To build a clean economy and avoid a climate disaster, Canada needs an emissions-free electricity supply. As we electrify everything, from our cars to our home heating systems, we need electricity to come from sources that don’t emit greenhouse gases.
That’s why Prime Minister Trudeau’s 2021 promise to deliver a net-zero electricity grid by 2035 was important. The target is also achievable – thanks to the coal phase out, Canada’s electricity grid is already over 80 per cent emissions-free.
To deliver on this goal, the federal government made important investments in renewable energy projects. Yet, reaching net zero also means phasing out polluting fossil fuel energy, so the government developed rules to impose a pollution limit on electricity producers. The rules, known as the Clean Electricity Regulations (CER), were finalized in December 2024. So, do they do the job? Let’s have a look.
The Clean Electricity Regulations are an important part of Canada’s climate plan.
The regulations work by placing an annual limit on the pollution from electricity produced using fossil fuels. Companies that provide electricity through wind and solar farms or nuclear plants aren’t affected by the regulations. Companies that use gas, on the other hand, will have to respect the annual limit by investing in technologies to reduce emissions – or reduce how long they run their plant.
Securing these regulations was an important victory, only made possible by the thousands of Canadians who demanded them. The regulations are expected to result in an estimated 180 Mt of GHG emissions reductions from the electricity sector between 2024 and 2050, equivalent to taking 55 million cars off the road for one year.
The regulations come up short of what is needed to tackle climate change.
Fossil fuel companies and some provincial governments, including Ontario and Alberta, used every trick in the book to prevent the regulations from being finalized. While they weren’t entirely successful, the final regulations are significantly weaker than the draft form published in June 2023.

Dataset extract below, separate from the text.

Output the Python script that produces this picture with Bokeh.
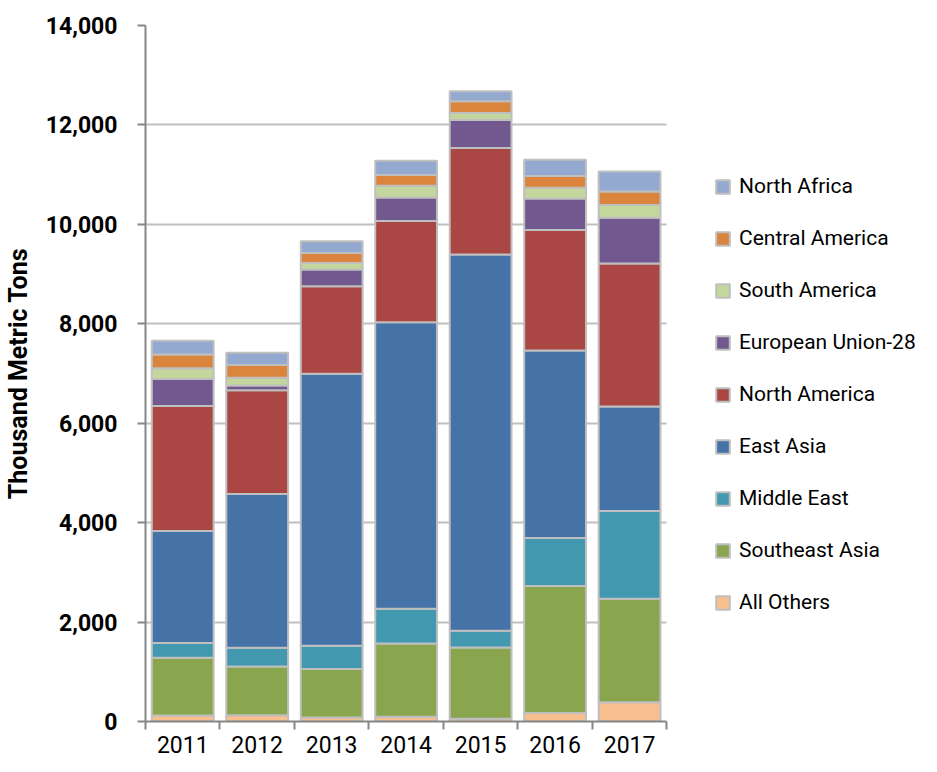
from bokeh.plotting import figure
from bokeh.models import (ColumnDataSource, FixedTicker, Legend, LegendItem,
                          Range1d, NumeralTickFormatter)
from bokeh.embed import file_html
from bokeh.resources import INLINE

years = ["2011", "2012", "2013", "2014", "2015", "2016", "2017"]

all_others = [120, 125, 80, 95, 55, 170, 385]
southeast_asia = [1160, 980, 975, 1475, 1435, 2555, 2085]
middle_east = [300, 380, 470, 700, 335, 965, 1765]
east_asia = [2250, 3090, 5470, 5760, 7570, 3775, 2100]
north_america = [2515, 2090, 1760, 2040, 2140, 2420, 2880]
eu28 = [545, 95, 335, 470, 565, 635, 920]
south_america = [215, 155, 135, 235, 140, 215, 255]
central_america = [275, 255, 200, 220, 235, 240, 270]
north_africa = [280, 245, 235, 285, 200, 325, 405]

series_names = ["All Others", "Southeast Asia", "Middle East", "East Asia",
                "North America", "European Union-28", "South America",
                "Central America", "North Africa"]
series_values = [all_others, southeast_asia, middle_east, east_asia,
                 north_america, eu28, south_america, central_america, north_africa]
colors = ["#F9BF8F", "#89A54E", "#4198AF", "#4572A7", "#AA4643",
          "#71588F", "#C3D69B", "#DB843D", "#93A9CF"]

yticks = [0, 2000, 4000, 6000, 8000, 10000, 12000, 14000]

FONT = "Roboto"

# layout (pixels)
W, H = 921, 756
LEFT, TOP, BOTTOM = 138, 25, 35
PLOT_W = 526          # width of the bar area
n = len(years)
x_end = 0.5 + n * (W - LEFT) / PLOT_W   # frame extends under the legend

x = list(range(1, n + 1))
data = {"x": x}
for name, vals in zip(series_names, series_values):
    data[name] = vals
src = ColumnDataSource(data)

p = figure(width=W, height=H, output_backend="svg", toolbar_location=None,
           x_range=Range1d(0.5, x_end), y_range=Range1d(0, 14000),
           min_border_left=LEFT, min_border_right=0, min_border_top=TOP,
           min_border_bottom=BOTTOM)
p.outline_line_color = None
p.background_fill_color = "white"

renderers = p.vbar_stack(series_names, x="x", width=0.83, source=src,
                         fill_color=colors, line_color="#BFBFBF", line_width=2)

# x axis
p.xaxis.bounds = (0.5, n + 0.5)
p.xaxis.ticker = FixedTicker(ticks=x, minor_ticks=[i + 0.5 for i in range(n + 1)])
p.xaxis.major_label_overrides = {i + 1: y for i, y in enumerate(years)}
p.xaxis.major_tick_line_color = None
p.xaxis.major_tick_in = 0
p.xaxis.major_tick_out = 0
p.xaxis.minor_tick_in = 0
p.xaxis.minor_tick_out = 8
p.xaxis.minor_tick_line_color = "#868686"
p.xaxis.minor_tick_line_width = 2
p.xaxis.axis_line_color = "#868686"
p.xaxis.axis_line_width = 2
p.xaxis.major_label_text_font = FONT
p.xaxis.major_label_text_font_size = "23px"
p.xaxis.major_label_text_color = "#000000"
p.xaxis.major_label_standoff = 6

# y axis
p.yaxis.ticker = FixedTicker(ticks=yticks)
p.yaxis.formatter = NumeralTickFormatter(format="0,0")
p.yaxis.major_tick_in = 0
p.yaxis.major_tick_out = 8
p.yaxis.major_tick_line_color = "#868686"
p.yaxis.major_tick_line_width = 2
p.yaxis.minor_tick_line_color = None
p.yaxis.axis_line_color = "#868686"
p.yaxis.axis_line_width = 2
p.yaxis.major_label_text_font = FONT
p.yaxis.major_label_text_font_style = "bold"
p.yaxis.major_label_text_font_size = "23px"
p.yaxis.major_label_text_color = "#000000"
p.yaxis.major_label_standoff = 20
p.yaxis.axis_label = "Thousand Metric Tons"
p.yaxis.axis_label_text_font = FONT
p.yaxis.axis_label_text_font_style = "bold"
p.yaxis.axis_label_text_font_size = "25px"
p.yaxis.axis_label_text_color = "#000000"
p.yaxis.axis_label_standoff = 10

p.xgrid.visible = False
p.ygrid.grid_line_color = "#C0C0C0"
p.ygrid.grid_line_width = 2
p.ygrid.cross_bounds = (0.5, n + 0.5)

items = [LegendItem(label=name, renderers=[r])
         for name, r in reversed(list(zip(series_names, renderers)))]
legend = Legend(items=items, location=(569, 106), orientation="vertical",
                padding=0, margin=0, border_line_color=None,
                background_fill_alpha=0, glyph_width=17, glyph_height=17,
                label_standoff=8, spacing=26, label_height=26,
                label_text_font=FONT, label_text_font_size="21px",
                label_text_color="#000000")
p.add_layout(legend)

open("out.html", "w").write(file_html(p, INLINE))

The main issue is that gas-powered plants, the main source of pollution in Canada’s electricity grid since coal has largely been phased out, will be allowed to operate unregulated until 2035. Some newer gas plants will be exempt from pollution limits for much longer, going until 2049. Additionally, the annual limit placed on the plants is lenient and the rules accept offsets, meaning the purchase of carbon credits, as a suitable alternative to meeting the limit – up to a certain level.
In practice, this means Canada’s electricity grid will not reach net-zero emissions by 2035, despite the Prime Minister’s promise. In fact, the regulations do not guarantee our grid will be net-zero in 2040 or even 2045. In Ontario, some gas plants under construction, like the large Napanee plant, will likely not be subject to pollution limits until 2049. It also means local pollution from gas plants could continue to harm people’s health for decades.
Canada can meet its demand without new gas-powered plants.
Canada is in an enviable position. Our grid is already 85 per cent decarbonized. We have abundant wind, water and solar resources, and we are well on our way to phasing out coal. Phasing out gas is the final step.
In fact, modelling has shown that Canada can reach 100 percent zero-emissions electricity by 2035, even as electricity demand rapidly increases. Achieving this requires a significant increase in the rate of installation of renewable energy, as well as energy efficiency, interprovincial transmission and increased battery storage capacity.
Fossil gas is not a “bridge fuel” and it must be phased out.
Gas companies have tried to present fossil gas, better known as natural gas, as a cleaner “bridge fuel” that can act as an intermediary between coal and renewable energy. However, because of methane leaks throughout the supply chain in addition to emissions from combustion, the climate impact of fossil gas is significant. Current analysis finds when accounting for these “fugitive emissions” and methane gas’ powerful impact on the climate in the short term, gas is worse than coal when burned to generate electricity.
The world is rapidly moving towards renewable energy, and Canada should too.
At COP28, countries committed to tripling global renewable energy capacity by 2030. Canada formally adopted this goal. Momentum is building as countries install renewable energy at record speed. In 2023 alone, global renewable energy installations grew by 50 per cent. That includes Germany installing 17 GW of renewables and the UK installing 14 GW. Yet, despite vast potential for wind and solar, Canada has been slow to the race, installing just 2.3 GW in 2023.
Whether the Clean Electricity Regulations mandate it or not, it’s in our best interest to invest in renewable energy. Wind and solar, combined with greater energy efficiency, is the cheapest, cleanest and quickest way to meet our electricity needs while protecting our health and our future.